People v. Robertson

A dwelling on McKinley Street in Oakland was burglarized between the hours of 8 and 10:30 o'clock on the night of December 26, 1930, and a small amount of cash, two watches and a few articles of jewelry including a gold watch charm, representing a football, were stolen therefrom. Appellant was charged with the commission of the crime, and with two prior convictions of felony. He admitted the prior convictions, and was found guilty by a jury of the charge of burglary. The sole ground urged for reversal is insufficiency of the evidence to sustain the judgment of conviction.

[1] The evidence upon which the conviction was obtained was in substance as follows: About 1 o'clock on the afternoon following the burglary appellant was seen by an inspector of the Oakland police department to enter a pawnshop in that city, wherein, according to the proprietor of the shop, he sold the stolen watch charm, and signed the bill of sale therefor as follows: "George Williams — Hotel Adams", which was a fictitious name and false address. Upon leaving the pawnshop he was arrested by the inspector, but later, when questioned about the matter by the officers, denied having entered the pawnshop as claimed by the inspector, or having sold therein the stolen watch charm or having signed the bill of sale therefor as claimed by the proprietor of said shop; and finally he declined to make any further statement about the matter. Exemplars of his handwriting were obtained, however, and at the trial expert testimony was introduced to show that the signature and address attached to said document were written by him. Appellant did not take the witness-stand in his own behalf, but, by the testimony of others, sought to establish an alibi. In this regard his mother, with whom he lived on Davis Street, testified that on the night of the burglary he left home between 7 and 8 o'clock; and his sister and her husband testified that he arrived at their home on Sixtieth Street, thirty or forty blocks distant from his mother's home, between 7:30 and 8 o'clock; that soon thereafter they drove away in their automobile and that appellant then went across the street to visit another sister. The latter testified that appellant arrived there shortly after 8 o'clock and remained "close to an hour"; and his mother testified that he returned *Page 415 home between 9:15 and 9:30 o'clock, and did not again leave the house that evening. The dwelling that was burglarized was located approximately fifty blocks distance from appellant's home and in an opposite direction from the homes of his sisters.

The facts established by the prosecution in support of its case are almost identical with those presented in People v. Lang,142 Cal. 482 [76 P. 232], and it was there held that the same were legally sufficient to sustain the conviction. The defendant in that case was charged with having burglarized an apartment in a rooming-house in San Francisco. An overcoat was stolen therefrom, and the prosecution proved that shortly after the burglary was committed the defendant pawned the coat and signed a fictitious name and false address on the books of the loan office; but when arrested he denied having pawned the coat.
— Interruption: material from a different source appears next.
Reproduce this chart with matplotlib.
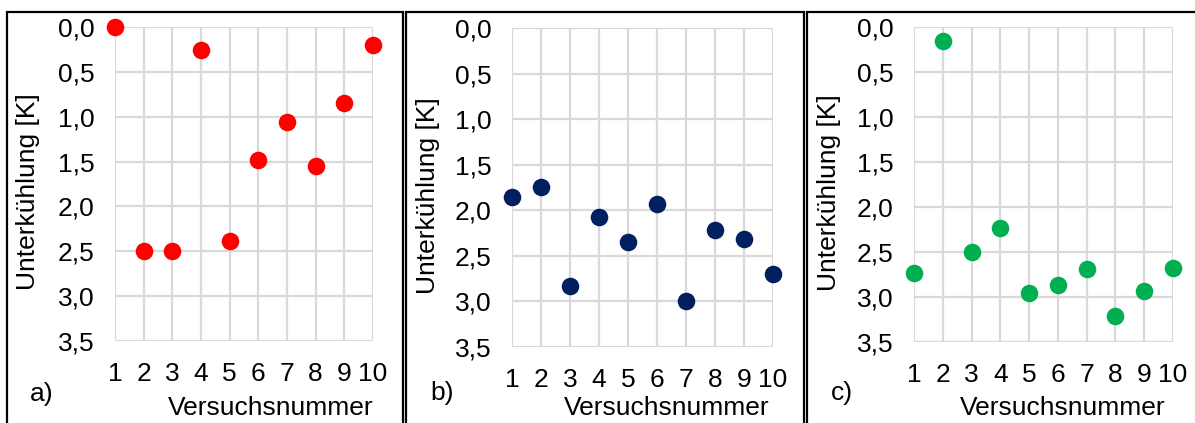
import matplotlib.pyplot as plt
from matplotlib.patches import Rectangle

plt.rcParams['font.family'] = ['Liberation Sans', 'DejaVu Sans']

# Versuchsnummer 1..10 and Unterkuehlung [K] for the three test series
versuch = [1, 2, 3, 4, 5, 6, 7, 8, 9, 10]
unterkuehlung_a = [0.00, 2.50, 2.50, 0.26, 2.38, 1.48, 1.06, 1.55, 0.85, 0.20]
unterkuehlung_b = [1.85, 1.74, 2.83, 2.07, 2.35, 1.93, 3.00, 2.22, 2.31, 2.70]
unterkuehlung_c = [2.73, 0.16, 2.50, 2.23, 2.95, 2.87, 2.69, 3.21, 2.93, 2.68]
yticks = [0.0, 0.5, 1.0, 1.5, 2.0, 2.5, 3.0, 3.5]
ytick_labels = ['0,0', '0,5', '1,0', '1,5', '2,0', '2,5', '3,0', '3,5']
panel_labels = ['a)', 'b)', 'c)']
colors = ['#ff0000', '#002060', '#00b050']

W, H = 1195, 423
fig = plt.figure(figsize=(W / 100, H / 100), dpi=100)

# pixel layout: plot area (left, top, right, bottom), frame (left, right)
layout = [
    dict(plot=(115, 27, 373, 341), frame=(7, 403), ylab=28, lab=(42, 394), xlab=271),
    dict(plot=(512, 28, 773, 347), frame=(406, 804), ylab=428, lab=(442, 393), xlab=667),
    dict(plot=(914, 27, 1173, 342), frame=(807, 1200), ylab=829, lab=(842, 393), xlab=1063),
]
series = [unterkuehlung_a, unterkuehlung_b, unterkuehlung_c]

fs = 19
for i, (lay, vals) in enumerate(zip(layout, series)):
    l, t, r, b = lay['plot']
    ax = fig.add_axes([l / W, 1 - b / H, (r - l) / W, (b - t) / H])
    ax.scatter(versuch, vals, s=160, color=colors[i], zorder=3, clip_on=False, linewidths=0)
    ax.set_xlim(1, 10)
    ax.set_ylim(3.5, 0)
    ax.set_xticks(versuch)
    ax.set_yticks(yticks)
    ax.set_yticklabels(ytick_labels)
    ax.tick_params(length=0, labelsize=fs, pad=15)
    ax.grid(True, color='#d9d9d9', linewidth=1.6)
    ax.set_axisbelow(True)
    for s in ax.spines.values():
        s.set_visible(False)

    fig.text(lay['ylab'] / W, 1 - ((t + b) / 2 + 8) / H, 'Unterkühlung [K]', rotation=90,
             ha='center', va='center', fontsize=fs)
    fig.text(lay['xlab'] / W, 1 - 408 / H, 'Versuchsnummer', ha='center', va='center', fontsize=fs)
    fig.text(lay['lab'][0] / W, 1 - lay['lab'][1] / H, panel_labels[i], ha='center', va='center',
             fontsize=fs)

    fl, fr = lay['frame']
    fig.patches.append(Rectangle((fl / W, -0.05), (fr - fl) / W, 1.05 - 12 / H,
                                 transform=fig.transFigure, fill=False,
                                 edgecolor='black', linewidth=1.6))

fig.savefig('out.png', dpi=100)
In holding that the evidence was sufficient to sustain the conviction the court said: "While possession of the stolen property is not of itself sufficient evidence of the guilt of the party in whose possession it is found, still the recent possession, unexplained, is a very strong circumstance, when taken in connection with other circumstances that point to guilt. The fictitious name given at the loan office, the pawning of the coat on the very day it was lost, and the denying of the signature on the books of the loan office are potent facts which are sufficient to justify the inference of guilt. The authorities hold that where goods have been feloniously taken by means of a burglary, and they are immediately or soon thereafter found in the possession of a person who gives a false account, or refuses to give any account, of the manner in which he came into the possession, proof of such possession and guilty conduct is presumptive evidence not only that he stole the goods, but that he made use of the means by which access to them was obtained." (Citing a number of cases.) Additional cases holding to the same effect are People v. Smith, 79 Cal. 554 [21 P. 952];People v. Murphy, 91 Cal.App. 53 [266 P. 374]; People v.Fain, 100 Cal.App. 439 [280 P. 162]; People v. LeRoy,192 Cal. 498 [221 P. 353]; People v. McClain, 115 Cal.App. 512 [1 P.2d 1023].
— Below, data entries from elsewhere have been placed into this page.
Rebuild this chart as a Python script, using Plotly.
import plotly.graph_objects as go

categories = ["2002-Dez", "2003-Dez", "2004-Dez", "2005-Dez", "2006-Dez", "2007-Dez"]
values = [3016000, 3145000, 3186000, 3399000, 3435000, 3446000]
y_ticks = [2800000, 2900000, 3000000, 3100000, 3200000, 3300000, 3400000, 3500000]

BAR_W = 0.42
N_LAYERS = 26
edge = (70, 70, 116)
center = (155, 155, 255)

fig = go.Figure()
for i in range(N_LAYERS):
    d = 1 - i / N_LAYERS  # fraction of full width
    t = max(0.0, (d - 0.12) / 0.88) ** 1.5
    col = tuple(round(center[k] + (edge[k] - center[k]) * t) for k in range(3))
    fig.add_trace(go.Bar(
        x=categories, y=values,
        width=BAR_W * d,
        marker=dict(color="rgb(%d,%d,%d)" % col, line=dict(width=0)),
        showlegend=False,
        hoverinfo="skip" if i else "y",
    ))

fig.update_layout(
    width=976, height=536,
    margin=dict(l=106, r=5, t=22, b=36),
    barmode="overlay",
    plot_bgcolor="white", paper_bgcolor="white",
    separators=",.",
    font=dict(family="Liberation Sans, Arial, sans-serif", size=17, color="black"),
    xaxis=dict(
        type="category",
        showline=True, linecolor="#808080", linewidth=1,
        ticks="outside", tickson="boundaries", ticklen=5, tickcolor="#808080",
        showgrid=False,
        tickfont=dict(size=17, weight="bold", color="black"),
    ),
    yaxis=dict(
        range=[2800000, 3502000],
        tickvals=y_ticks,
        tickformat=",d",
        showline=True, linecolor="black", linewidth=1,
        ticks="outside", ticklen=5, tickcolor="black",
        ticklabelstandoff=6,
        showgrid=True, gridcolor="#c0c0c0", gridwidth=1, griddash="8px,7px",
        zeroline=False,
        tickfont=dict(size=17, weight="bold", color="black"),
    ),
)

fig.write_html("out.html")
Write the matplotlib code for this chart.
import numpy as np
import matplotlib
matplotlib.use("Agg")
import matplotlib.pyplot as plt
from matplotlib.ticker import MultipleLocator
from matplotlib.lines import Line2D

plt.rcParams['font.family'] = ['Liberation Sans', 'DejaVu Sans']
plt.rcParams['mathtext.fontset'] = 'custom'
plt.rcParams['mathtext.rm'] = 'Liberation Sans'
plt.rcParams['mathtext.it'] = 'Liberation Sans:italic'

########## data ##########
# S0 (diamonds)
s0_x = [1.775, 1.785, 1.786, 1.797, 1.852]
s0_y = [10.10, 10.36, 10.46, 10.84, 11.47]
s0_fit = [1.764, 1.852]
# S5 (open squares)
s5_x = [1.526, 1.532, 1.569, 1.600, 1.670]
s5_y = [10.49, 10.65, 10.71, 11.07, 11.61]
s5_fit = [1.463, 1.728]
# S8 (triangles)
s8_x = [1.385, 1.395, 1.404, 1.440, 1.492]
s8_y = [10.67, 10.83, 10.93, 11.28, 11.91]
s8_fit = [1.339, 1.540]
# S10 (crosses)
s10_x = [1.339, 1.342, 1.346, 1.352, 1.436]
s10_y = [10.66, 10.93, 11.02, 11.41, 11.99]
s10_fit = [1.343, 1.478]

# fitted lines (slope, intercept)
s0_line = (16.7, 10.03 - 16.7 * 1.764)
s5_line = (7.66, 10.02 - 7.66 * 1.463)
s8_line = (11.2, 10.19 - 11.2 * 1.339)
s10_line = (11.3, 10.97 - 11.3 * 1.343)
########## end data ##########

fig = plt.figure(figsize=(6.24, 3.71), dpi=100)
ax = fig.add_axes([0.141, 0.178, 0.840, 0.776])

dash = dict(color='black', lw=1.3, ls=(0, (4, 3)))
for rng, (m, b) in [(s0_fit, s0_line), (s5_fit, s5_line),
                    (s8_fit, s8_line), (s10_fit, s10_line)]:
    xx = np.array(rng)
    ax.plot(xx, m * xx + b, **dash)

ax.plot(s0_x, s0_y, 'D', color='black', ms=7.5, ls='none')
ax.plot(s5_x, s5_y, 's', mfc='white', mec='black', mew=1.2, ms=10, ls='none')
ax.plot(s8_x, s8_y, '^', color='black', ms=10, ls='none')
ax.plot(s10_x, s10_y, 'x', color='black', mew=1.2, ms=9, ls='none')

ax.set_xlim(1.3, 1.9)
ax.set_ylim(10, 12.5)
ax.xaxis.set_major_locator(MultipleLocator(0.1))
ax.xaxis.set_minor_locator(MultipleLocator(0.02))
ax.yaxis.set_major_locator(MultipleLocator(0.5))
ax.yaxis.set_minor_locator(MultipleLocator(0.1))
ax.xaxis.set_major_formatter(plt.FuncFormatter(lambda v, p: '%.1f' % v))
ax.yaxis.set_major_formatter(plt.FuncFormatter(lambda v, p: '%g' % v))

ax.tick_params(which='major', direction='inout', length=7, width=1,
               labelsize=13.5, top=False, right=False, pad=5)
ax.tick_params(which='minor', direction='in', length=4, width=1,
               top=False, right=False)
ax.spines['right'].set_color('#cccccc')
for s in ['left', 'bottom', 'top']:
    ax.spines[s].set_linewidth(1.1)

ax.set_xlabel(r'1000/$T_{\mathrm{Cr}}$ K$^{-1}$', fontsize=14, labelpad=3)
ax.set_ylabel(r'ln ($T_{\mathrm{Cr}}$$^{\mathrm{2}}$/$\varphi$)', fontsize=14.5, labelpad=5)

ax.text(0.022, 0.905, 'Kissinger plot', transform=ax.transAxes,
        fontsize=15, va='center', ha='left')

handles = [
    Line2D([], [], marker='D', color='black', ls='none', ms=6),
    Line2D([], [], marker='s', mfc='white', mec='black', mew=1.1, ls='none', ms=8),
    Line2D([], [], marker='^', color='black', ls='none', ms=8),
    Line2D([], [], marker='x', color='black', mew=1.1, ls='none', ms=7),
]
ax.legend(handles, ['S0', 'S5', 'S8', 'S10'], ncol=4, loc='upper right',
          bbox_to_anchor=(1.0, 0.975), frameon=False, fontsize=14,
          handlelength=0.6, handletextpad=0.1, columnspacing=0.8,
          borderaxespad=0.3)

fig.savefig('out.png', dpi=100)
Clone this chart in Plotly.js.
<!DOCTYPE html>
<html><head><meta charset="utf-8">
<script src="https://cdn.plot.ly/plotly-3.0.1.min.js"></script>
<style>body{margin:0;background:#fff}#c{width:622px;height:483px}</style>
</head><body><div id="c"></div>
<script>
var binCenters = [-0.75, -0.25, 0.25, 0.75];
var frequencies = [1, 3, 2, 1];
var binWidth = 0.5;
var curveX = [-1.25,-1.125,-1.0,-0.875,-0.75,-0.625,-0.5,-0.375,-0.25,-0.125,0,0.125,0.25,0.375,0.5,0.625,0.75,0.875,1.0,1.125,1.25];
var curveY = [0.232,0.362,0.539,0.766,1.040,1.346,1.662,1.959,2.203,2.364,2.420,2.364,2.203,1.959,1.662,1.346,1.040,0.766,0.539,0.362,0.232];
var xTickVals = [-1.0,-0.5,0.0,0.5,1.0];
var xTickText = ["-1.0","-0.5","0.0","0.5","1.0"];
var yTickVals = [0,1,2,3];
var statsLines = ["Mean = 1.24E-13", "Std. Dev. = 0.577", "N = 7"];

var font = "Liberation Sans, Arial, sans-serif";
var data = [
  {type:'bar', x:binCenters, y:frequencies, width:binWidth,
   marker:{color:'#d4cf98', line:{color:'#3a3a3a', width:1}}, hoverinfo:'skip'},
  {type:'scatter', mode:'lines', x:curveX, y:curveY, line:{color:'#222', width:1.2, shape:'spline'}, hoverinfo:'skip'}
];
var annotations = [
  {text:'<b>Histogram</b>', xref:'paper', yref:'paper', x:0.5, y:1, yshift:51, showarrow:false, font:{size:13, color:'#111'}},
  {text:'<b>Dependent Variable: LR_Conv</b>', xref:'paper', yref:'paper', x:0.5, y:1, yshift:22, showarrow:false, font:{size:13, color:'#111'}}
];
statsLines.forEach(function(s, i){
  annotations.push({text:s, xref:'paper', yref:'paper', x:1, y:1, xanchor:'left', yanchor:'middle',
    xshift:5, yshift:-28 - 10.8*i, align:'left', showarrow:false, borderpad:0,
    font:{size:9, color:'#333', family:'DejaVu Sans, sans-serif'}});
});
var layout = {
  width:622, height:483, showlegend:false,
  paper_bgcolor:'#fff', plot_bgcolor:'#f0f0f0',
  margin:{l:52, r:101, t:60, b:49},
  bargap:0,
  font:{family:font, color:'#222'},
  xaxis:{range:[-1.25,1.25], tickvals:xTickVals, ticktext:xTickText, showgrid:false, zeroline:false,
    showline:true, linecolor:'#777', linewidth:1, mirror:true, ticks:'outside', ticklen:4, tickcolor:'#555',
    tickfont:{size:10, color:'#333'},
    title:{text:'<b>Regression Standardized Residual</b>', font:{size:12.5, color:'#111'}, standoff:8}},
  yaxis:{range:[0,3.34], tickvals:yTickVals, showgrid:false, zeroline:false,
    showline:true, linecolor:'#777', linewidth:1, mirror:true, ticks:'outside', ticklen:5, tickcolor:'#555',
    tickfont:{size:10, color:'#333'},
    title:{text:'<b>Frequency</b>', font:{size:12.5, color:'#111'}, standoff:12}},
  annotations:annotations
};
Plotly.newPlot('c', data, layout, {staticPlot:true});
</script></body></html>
It is evident, therefore, that under the law as declared in the foregoing cases, the facts established by the prosecution *Page 416 in the present case are legally sufficient to sustain the judgment of conviction. [2] The question of the soundness of appellant's alibi was of course for the jury to determine, as was the weight to be given to the testimony offered in support of it. And even accepting such testimony as true, it would appear that it was not sufficiently definite as to the exact time of appellant's arrival at his sisters' homes and his departure therefrom to preclude the inference that he was nevertheless afforded an opportunity to commit said burglary.

The judgment is affirmed.

Tyler, P.J., and Cashin, J., concurred.

A petition for a rehearing of this cause was denied by the District Court of Appeal on October 24, 1931, and a petition by appellant to have the cause heard in the Supreme Court, after judgment in the District Court of Appeal, was denied by the Supreme Court on November 6, 1931.